Des buts, du jeu léché, des retournements de situation, une tension en mondovision, un VAR ultra-présent... Et si la Ligue des Champions redevenait agréable à suivre ?

©Belga

Truc cool: les grands acteurs du foot européen semblent lire Moustique. C’est la seule conclusion logique que l’on peut tirer de la folie qu’a constitué cette première phase à élimination directe de la Ligue des Champions. Il y a un an jour pour jour, à la sortie des huitièmes, nous déplorions l’impérialisme d’une compétition sans saveur réservant son buffet à une certaine élite, chaque année plus riche et chaque année plus restreinte.
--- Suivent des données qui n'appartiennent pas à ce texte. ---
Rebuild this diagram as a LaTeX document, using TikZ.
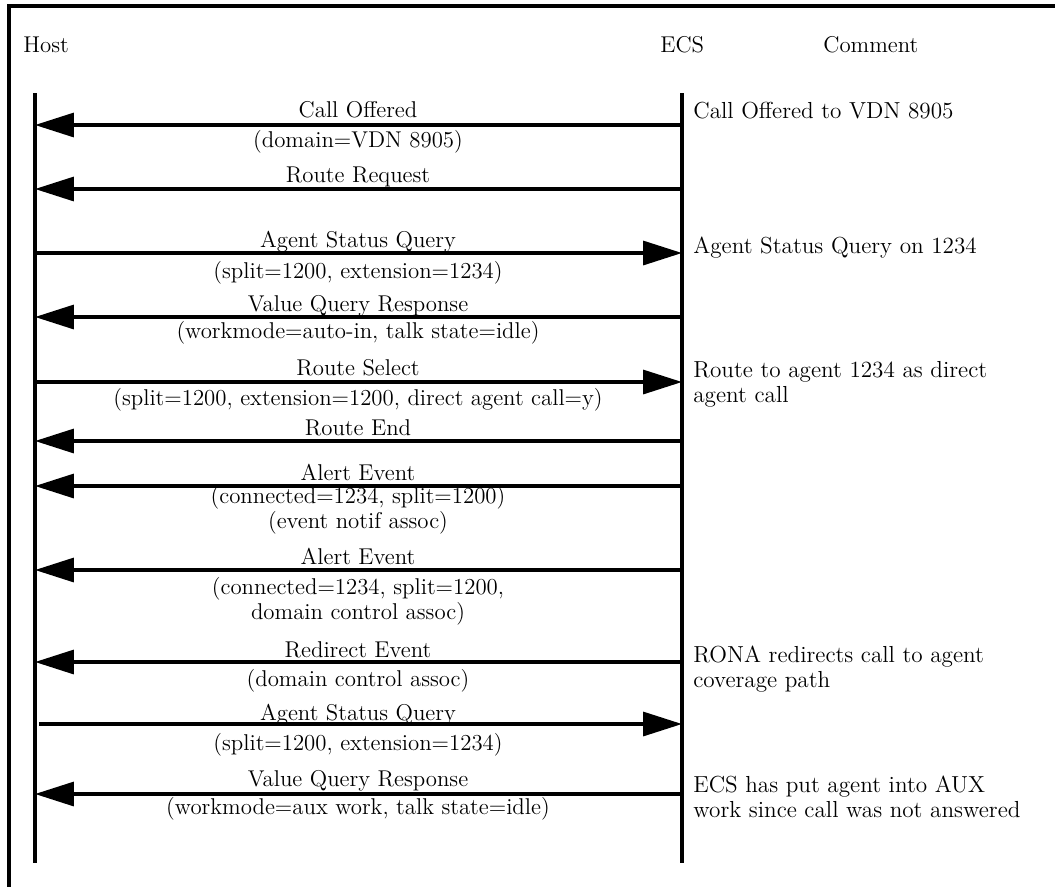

Une élite qui ne le lui rendait pas, préférant souvent privilégier l’enjeu (financier) au jeu. Le 15 mars 2018, nous sortions de duels dénués de surprise, et pour la plupart, de spectacle. Six des huit qualifiés avaient déjà obtenu un résultat positif au match aller (victoire, ou nul à l’extérieur), donnant à de nombreuses manches retours des allures de rencontres amicales. Liverpool, Man City et le Bayern avaient notamment acté leur qualification en un match, atomisant respectivement Porto, Bale et Besiktas.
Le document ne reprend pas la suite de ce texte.